Starting with the first line below, extract each line through the one that contains "plt.rcParams['mathtext.rm'] = 'Liberation", inclusive, excluding pictures.

# Start of AVAILABLE DATA

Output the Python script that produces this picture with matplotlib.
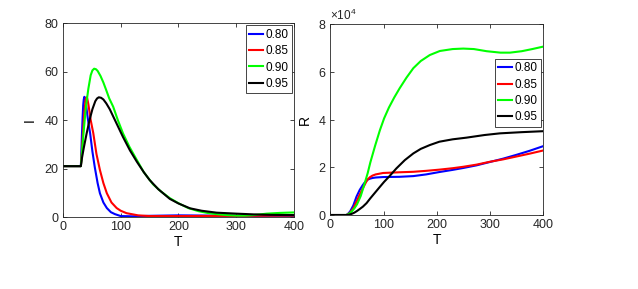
import matplotlib
matplotlib.use("Agg")
import matplotlib.pyplot as plt
from matplotlib.ticker import ScalarFormatter
import numpy as np

plt.rcParams['font.family'] = ['Liberation Sans', 'DejaVu Sans']
plt.rcParams['mathtext.fontset'] = 'custom'
plt.rcParams['mathtext.rm'] = 'Liberation Sans'

labels = ['0.80', '0.85', '0.90', '0.95']
colors = ['#0000ff', '#ff0000', '#00ff00', '#000000']

# infected I(T)
t_i_080 = [0, 31, 32, 33, 34, 35, 36, 37, 38, 40, 42, 44, 47, 51, 55, 60, 64, 70, 76, 83, 90, 100, 120, 150, 200, 250, 300, 350, 400]
i_080 = [21, 21, 28, 35, 41, 46, 48.5, 49.6, 49.3, 46.5, 42.5, 39, 34.6, 27, 20.7, 14, 9.8, 6, 3.7, 2, 1.2, 0.4, 0.3, 0.5, 0.7, 0.6, 0.5, 0.5, 0.5]
t_i_085 = [0, 31, 33, 35, 37, 39, 40, 41, 42, 44, 46, 48, 52.5, 58, 64, 70, 76, 84, 93, 100, 110, 130, 150, 200, 300, 400]
i_085 = [21, 21, 28, 36, 43, 48, 49, 49.4, 49, 46.5, 43.3, 40, 34.6, 26, 19.4, 14, 9.8, 6, 3.7, 2.6, 1.6, 0.7, 0.4, 0.4, 0.5, 0.6]
t_i_090 = [0, 31, 33, 35, 38, 40, 44, 48, 51, 54, 57, 60, 65, 70, 75, 80, 87, 95, 104, 115, 128, 140, 156, 170, 185, 200, 217, 235, 250, 266, 285, 300, 315, 330, 353, 375, 400]
i_090 = [21, 21, 27, 33, 41, 46, 53, 58.5, 60.5, 61.2, 61, 60.3, 58.2, 55.5, 52.3, 49, 45.5, 40, 34.5, 29, 23.5, 18.5, 13.5, 10.5, 7.8, 5.7, 3.7, 2.4, 1.7, 1.2, 0.8, 0.6, 0.6, 0.8, 1.4, 1.7, 1.9]
t_i_095 = [0, 31, 33, 36, 41, 46, 51, 56, 59, 62, 66, 70, 75, 81, 86, 92, 98, 104, 116, 128, 140, 150, 165, 185, 200, 220, 240, 266, 300, 330, 360, 400]
i_095 = [21, 21, 24.5, 28.5, 34.5, 40, 44.5, 47.8, 48.9, 49.4, 49.2, 48.5, 46.9, 44.5, 42, 39, 36, 33, 27.5, 22.8, 18.5, 15.3, 11.5, 7.5, 5.6, 3.6, 2.6, 1.8, 1.4, 1.1, 0.9, 0.8]

# recovered R(T) in units of 1e4
t_r_080 = [0, 30, 33, 37, 43, 49, 55, 61, 64, 67, 70, 74, 79, 85, 99, 130, 156, 180, 205, 230, 250, 275, 300, 325, 350, 375, 400]
r_080 = [0, 0, 0.05, 0.15, 0.4, 0.77, 1.05, 1.26, 1.35, 1.42, 1.48, 1.52, 1.55, 1.57, 1.59, 1.6, 1.63, 1.7, 1.8, 1.89, 1.97, 2.08, 2.22, 2.36, 2.52, 2.69, 2.88]
t_r_085 = [0, 30, 33, 37, 43, 49, 55, 61, 64, 67, 70, 74, 79, 85, 99, 130, 156, 180, 205, 230, 250, 275, 300, 325, 350, 375, 400]
r_085 = [0, 0, 0.03, 0.1, 0.28, 0.56, 0.85, 1.12, 1.25, 1.38, 1.49, 1.58, 1.65, 1.7, 1.76, 1.79, 1.81, 1.85, 1.9, 1.96, 2.02, 2.11, 2.23, 2.33, 2.45, 2.57, 2.7]
t_r_090 = [0, 30, 35, 40, 45, 50, 57, 64, 70, 75, 84, 93, 101, 110, 120, 130, 143, 156, 170, 187, 206, 230, 250, 270, 294, 320, 338, 360, 380, 400]
r_090 = [0, 0, 0.05, 0.15, 0.28, 0.45, 0.8, 1.3, 1.75, 2.2, 2.9, 3.55, 4.05, 4.5, 4.92, 5.3, 5.75, 6.15, 6.45, 6.7, 6.87, 6.95, 6.97, 6.95, 6.86, 6.8, 6.8, 6.86, 6.95, 7.05]
t_r_095 = [0, 30, 35, 40, 45, 50, 55, 61, 68, 75, 84, 93, 101, 110, 124, 140, 156, 170, 187, 205, 230, 256, 290, 319, 360, 400]
r_095 = [0, 0, 0.01, 0.05, 0.1, 0.17, 0.25, 0.35, 0.5, 0.7, 0.94, 1.18, 1.39, 1.6, 1.95, 2.3, 2.58, 2.77, 2.93, 3.07, 3.17, 3.24, 3.35, 3.42, 3.47, 3.51]

i_series = [(t_i_080, i_080), (t_i_085, i_085), (t_i_090, i_090), (t_i_095, i_095)]
r_series = [(t_r_080, r_080), (t_r_085, r_085), (t_r_090, r_090), (t_r_095, r_095)]

fig = plt.figure(figsize=(6.38, 2.89), dpi=100)
ax1 = fig.add_axes([0.0987, 0.249, 0.362, 0.671])
ax2 = fig.add_axes([0.518, 0.256, 0.333, 0.661])

for (t, v), c, lab in zip(i_series, colors, labels):
    ax1.plot(t, v, color=c, lw=1.5, label=lab)
for (t, v), c, lab in zip(r_series, colors, labels):
    ax2.plot(t, np.array(v) * 1e4, color=c, lw=1.5, label=lab)

ax1.set_xlim(0, 400)
ax1.set_ylim(0, 80)
ax1.set_xticks([0, 100, 200, 300, 400])
ax1.set_yticks([0, 20, 40, 60, 80])
ax1.set_xlabel('T', fontsize=10, labelpad=1)
ax1.set_ylabel('I', fontsize=10, labelpad=6)

ax2.set_xlim(0, 400)
ax2.set_ylim(0, 8e4)
ax2.set_xticks([0, 100, 200, 300, 400])
ax2.set_yticks([0, 2e4, 4e4, 6e4, 8e4])
fmt = ScalarFormatter(useMathText=True)
fmt.set_powerlimits((0, 0))
ax2.yaxis.set_major_formatter(fmt)
ax2.set_xlabel('T', fontsize=10, labelpad=1)
ax2.set_ylabel('R', fontsize=10, labelpad=4)

for ax in (ax1, ax2):
    ax.tick_params(direction='in', length=3, width=0.6, labelsize=9,
                   top=True, right=True, colors='#262626', pad=3)
    for s in ax.spines.values():
        s.set_color('#262626')
        s.set_linewidth(0.6)
ax2.yaxis.get_offset_text().set_fontsize(8.5)
ax2.yaxis.get_offset_text().set_color('#262626')

leg_kw = dict(fontsize=8.5, handlelength=1.2, handletextpad=0.15, borderpad=0.3,
              labelspacing=0.36, borderaxespad=0.2, fancybox=False, framealpha=1)
l1 = ax1.legend(loc='upper right', **leg_kw)
l2 = ax2.legend(loc='center right', bbox_to_anchor=(1.0, 0.64), **leg_kw)
for l in (l1, l2):
    l.get_frame().set_edgecolor('#262626')
    l.get_frame().set_linewidth(0.6)

fig.savefig('out.png', dpi=100)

# End of AVAILABLE DATA

**SOLUTION FOR THIS PROBLEM**
Output the Python script that produces this picture with matplotlib.
import matplotlib
matplotlib.use("Agg")
import matplotlib.pyplot as plt
from matplotlib.ticker import ScalarFormatter
import numpy as np

plt.rcParams['font.family'] = ['Liberation Sans', 'DejaVu Sans']
plt.rcParams['mathtext.fontset'] = 'custom'
plt.rcParams['mathtext.rm'] = 'Liberation Sans'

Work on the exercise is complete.